Two of the six members appointed by the provincial government last week to the newly-established Energy Efficiency Advisory Panel are First Nations representatives.

“That’s definitely a good thing. That should be happening a lot more,” said Jesse Cardinal, coordinator with Keepers of the Athabasca.

What’s even better, she points out, is that it isn’t just “token Indians chosen to appease people.”

Louis Bull First Nation Councillor Desmond Bull and Roni-Sue Moran, director of Industry Relations Corporation and a director on the governance board for Christina River Enterprises, a company fully-owned by the Fort McMurray First Nation, are the new appointees.

Bull has actively promoted solar energy with his First Nation, with the installation of 340 solar panels on four public buildings. Fort McMurray First Nation is presently partnering with Keepers of the Athabasca to get their own solar project underway.

Cardinal says her organization is in the process of hosting community meetings in both Fort McMurray First Nation and in Beaver Lake Cree Nation to determine where members want to install solar panels. Keepers of the Athabasca, made up of Indigenous members and environmental groups, focuses on the protection of water, air and land in the Athabasca River watershed.

Indigenous inclusion on such panels and committees is necessary, says Cardinal, and she points to the collapse of both the federal-provincial Joint Oil Sand Monitoring program and major changes to the Alberta Environmental Monitoring, Evaluation and Reporting.

“A huge part of the reason why JOSM … and AEMARA failed was the lack of Indigenous inclusion all around,” said Cardinal. “There were a lot of good ideas coming forward from First Nations and Metis people ... (but) every angle that the First Nations and Metis were trying to be included (in) wasn’t being acknowledged at all.”

Cardinal praises Premier Rachel Notley for moving government business away from the patriarchal system of deciding what’s best for Indigenous peoples.

“Notley really seems to be understanding that … you can have all this power and all this money and all this authority, but until you sit down with First Nations and Metis as equals, we’re not going to move ahead in this province,” said Cardinal.

The Energy Efficiency Advisory Panel, chaired by Dr. David Wheeler, will be meeting with Albertans, Indigenous organizations, and stakeholders to determine the types of energy savings programs that Energy Efficiency Alberta can deliver in the short and medium-term. The panel will makes its recommendations to the government this fall. The goal is to have new programs and services in place early in 2017.
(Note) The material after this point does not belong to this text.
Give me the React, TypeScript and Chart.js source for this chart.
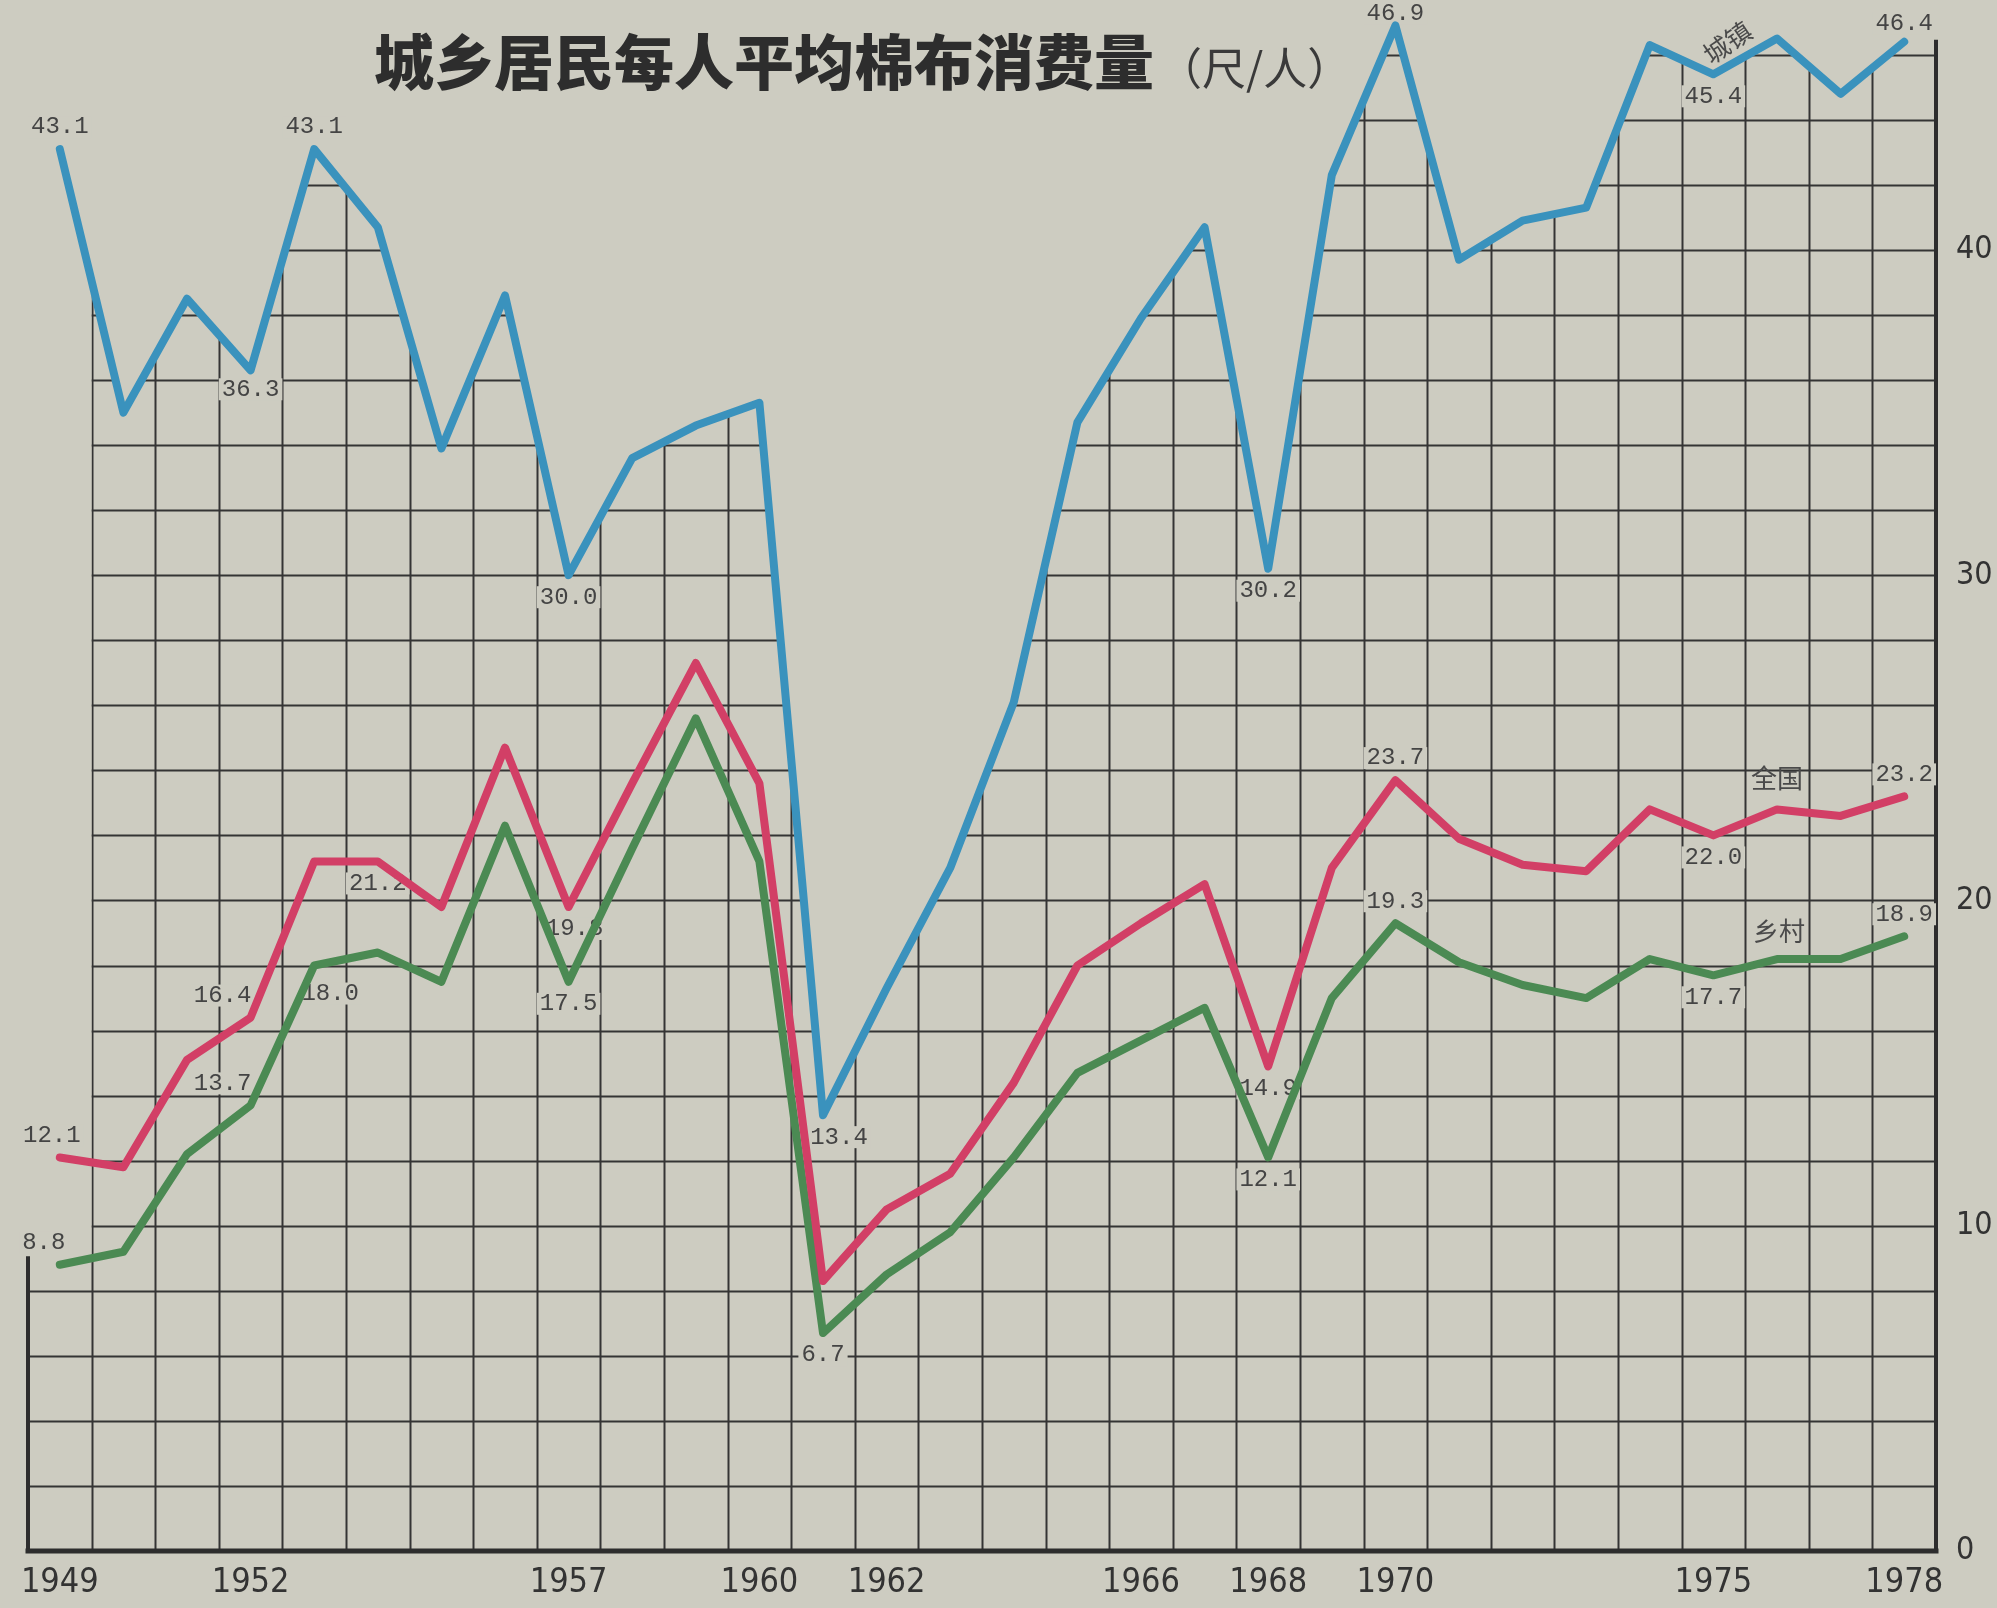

Green energy is something already embraced by many Indigenous communities. In 2015, Montana First Nation undertook two solar projects, including erecting a solar roof on its water treatment plant. Saddlelake Cree Nation is also creating a solar project to power their water treatment plant. The Lubicon Cree Nation built installed solar panels for its health centre in Little Buffalo.

In 2014, Keepers of the Athabasca worked with Athabasca Chipewyan First Nation to erect solar panels on the youth and Elder lodge.

“Solar (energy) is a big focus right now,” said Cardinal, but she notes that “creating new circles,” such as solar energy, is not what renewable resources is all about.

“What I’m going to work on in the next year is food sovereignty again. And that to me is a form of renewal. It’s (about) returning back to the original circles of growing your own food,” she said.